In 2006 Peter Apps was living the life he felt he was meant to lead, and what he had worked towards for several years. He was a 25 year old journalist and had just spent the last two years on assignment with Reuters in southern Africa. On Sept 5th 2006, Peter was in Sri Lanka at the height of the civil war. Whilst travelling on a main road across the eastern front, his minibus was involved in a horrific head on collision with a tractor. Peter had broken his neck. He thought his life was over, and at times wished it was. In fact he was paralyzed from the shoulders down.
In this powerful episode, Peter explains how he overcame this life defining moment. How he was back at work inside a year. His determination not to let his disability define him. His work with the British Army and setting up a think tank as well as his efforts to stand as a candidate for Labour in Vauhxall where he now lives. Peter’s story is truly remarkable and yet another example of the inspirational Londoners who make up our beautiful city.
“The year I was in Sri Lanka was the year Sri Lanka ripped itself apart.”
At 21 Peter started working at Reuters—and as he was the youngest and most mobile of the team, he was usually the first one sent out the door on assignment all over Africa. After traveling from country to country, Peter decided he wanted to stay out on assignment for as long as possible. The only assignment available was in Sri Lanka, where he had to take a large pay cut and cover stories during the middle of a cease fire of the country’s Civil War.
“I told one of the doctors that I was faking a hand grenade in my pocket because I wanted to see if they would shoot me.”
While investigating child soldier recruitment by a sect of the civil war, Peter’s minibus hit a tractor—leaving Peter immediately paralyzed. A lot of thoughts ran through Peter’s mind on the roadside, unable to move and struggling to breathe. He kept a remarkably cool head and was already thinking about what his life would be like with a physical disability. A slew of thoughts to struggle over, no doubt. But Peter had gone to Sri Lanka knowing of the dangers, and this mindset likely helped him cope and pull through the shock of such a traumatic life event—and his return to London in need of more medical aid and assistance on his road back to being independent.

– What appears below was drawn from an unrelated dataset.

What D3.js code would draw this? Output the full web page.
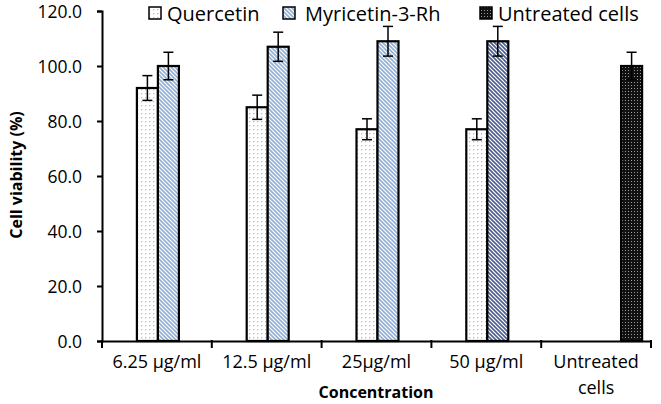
<!DOCTYPE html>
<html><head><meta charset="utf-8">
<script src="https://cdn.jsdelivr.net/npm/d3@7"></script>
<style>body{margin:0;background:#fff}svg{display:block}text{font-family:"Open Sans",sans-serif;fill:#000}</style>
</head><body><div id="chart"></div>
<script>
const categories = ["6.25 µg/ml","12.5 µg/ml","25µg/ml","50 µg/ml","Untreated cells"];
const quercetin = [92, 85, 77, 77, null];
const quercetinErr = [4.5, 4.4, 3.8, 3.8, null];
const myricetin = [100, 107, 109, 109, null];
const myricetinErr = [5, 5.3, 5.4, 5.4, null];
const untreated = [null, null, null, null, 100];
const untreatedErr = [null, null, null, null, 5];
const yTicks = [0,20,40,60,80,100,120];
const seriesNames = ["Quercetin","Myricetin-3-Rh","Untreated cells"];

const W = 661, H = 404;
const svg = d3.select("#chart").append("svg").attr("width", W).attr("height", H);
const defs = svg.append("defs");
const pd = defs.append("pattern").attr("id","dots").attr("patternUnits","userSpaceOnUse").attr("width",4).attr("height",4);
pd.append("rect").attr("width",4).attr("height",4).attr("fill","#fff");
pd.append("rect").attr("x",1).attr("y",1).attr("width",1.3).attr("height",1.3).attr("fill","#a9c0de");
function stripes(id, col){
  const p = defs.append("pattern").attr("id",id).attr("patternUnits","userSpaceOnUse").attr("width",4).attr("height",4);
  p.append("rect").attr("width",4).attr("height",4).attr("fill","#fff");
  p.append("path").attr("d","M-1,-1 L5,5 M-1,3 L1,5 M3,-1 L5,1").attr("stroke",col).attr("stroke-width",1.6);
}
stripes("stripes","#8fb0d8");
stripes("stripesDark","#4b5f92");
const pc = defs.append("pattern").attr("id","checks").attr("patternUnits","userSpaceOnUse").attr("width",3).attr("height",3);
pc.append("rect").attr("width",3).attr("height",3).attr("fill","#111");
pc.append("rect").attr("x",1).attr("y",1).attr("width",1).attr("height",1).attr("fill","#9a9a9a");

const x0 = 102, x1 = 651, yTop = 11, yBot = 341;
const x = d3.scaleBand().domain(categories).range([x0, x1]);
const y = d3.scaleLinear().domain([0,120]).range([yBot, yTop]);

const ya = svg.append("g").attr("transform",`translate(${x0},0)`)
  .call(d3.axisLeft(y).tickValues(yTicks).tickFormat(d3.format(".1f")).tickSize(5).tickPadding(15));
ya.select(".domain").attr("stroke","#000").attr("stroke-width",2);
ya.selectAll(".tick line").attr("stroke","#000").attr("stroke-width",2);
ya.selectAll("text").style("font-size","17.5px").attr("dy","0.38em");

const xa = svg.append("g").attr("transform",`translate(0,${yBot})`)
  .call(d3.axisBottom(x).tickSize(0).tickFormat(""));
xa.select(".domain").attr("stroke","#000").attr("stroke-width",2);
const tickPos = categories.map(c => x(c)).concat([x1]);
svg.selectAll(".xt").data(tickPos).enter().append("line")
  .attr("x1",d=>d).attr("x2",d=>d).attr("y1",yBot-1).attr("y2",yBot+7)
  .attr("stroke","#000").attr("stroke-width",2);
categories.forEach(c => {
  const cx = x(c) + x.bandwidth()/2;
  const parts = c === "Untreated cells" ? ["Untreated","cells"] : [c];
  parts.forEach((p,i) => svg.append("text").attr("x",cx).attr("y",368 + i*26)
    .attr("text-anchor","middle").style("font-size","18px").text(p));
});

const bw = 21;
function drawSeries(vals, errs, offset, fillFn){
  const g = svg.append("g");
  categories.forEach((c,i) => {
    if (vals[i] == null) return;
    const cx = x(c) + x.bandwidth()/2 + offset;
    g.append("rect").attr("x",cx).attr("y",y(vals[i])).attr("width",bw).attr("height",yBot - y(vals[i]))
      .attr("fill",fillFn(i)).attr("stroke","#000").attr("stroke-width",2.2);
  });
  categories.forEach((c,i) => {
    if (vals[i] == null) return;
    const mx = x(c) + x.bandwidth()/2 + offset + bw/2;
    const t = y(vals[i]+errs[i]), b = y(vals[i]-errs[i]);
    g.append("line").attr("x1",mx).attr("x2",mx).attr("y1",t).attr("y2",b).attr("stroke","#000").attr("stroke-width",1.5);
    [t,b].forEach(v => g.append("line").attr("x1",mx-5).attr("x2",mx+5).attr("y1",v).attr("y2",v).attr("stroke","#000").attr("stroke-width",1.5));
  });
}
drawSeries(quercetin, quercetinErr, -20, () => "url(#dots)");
drawSeries(myricetin, myricetinErr, 1, i => i === 3 ? "url(#stripesDark)" : "url(#stripes)");
drawSeries(untreated, untreatedErr, 25, () => "url(#checks)");

const legBox = [149, 283, 480];
const legText = [167, 305, 498];
const legFill = ["url(#dots)","url(#stripes)","url(#checks)"];
seriesNames.forEach((n,i) => {
  svg.append("rect").attr("x",legBox[i]).attr("y",7).attr("width",12).attr("height",12)
    .attr("fill",legFill[i]).attr("stroke","#000").attr("stroke-width",1.5);
  svg.append("text").attr("x",legText[i]).attr("y",20.5).style("font-size","20px").text(n);
});

svg.append("text").attr("x",376).attr("y",398).attr("text-anchor","middle")
  .style("font-size","16px").style("font-weight","bold").text("Concentration");
svg.append("text").attr("transform","translate(22,175) rotate(-90)").attr("text-anchor","middle")
  .style("font-size","16px").style("font-weight","bold").text("Cell viability (%)");
</script></body></html>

He was in a private rehab facility while recovering and learned to use voice recognition software, being able to write his own emails just a few months after coming back. Finding an accessible flat was another struggle, and finding work that wouldn’t discriminate against his disability—a search that did have him back at Reuters as a risk analyst.
Peter has continued to work at Reuters while also being a part of a London Reserves Army unit, starting a think tank, giving a TEDx talk (which you can watch here), and engaging his political side by running for local MP at Vauxhall.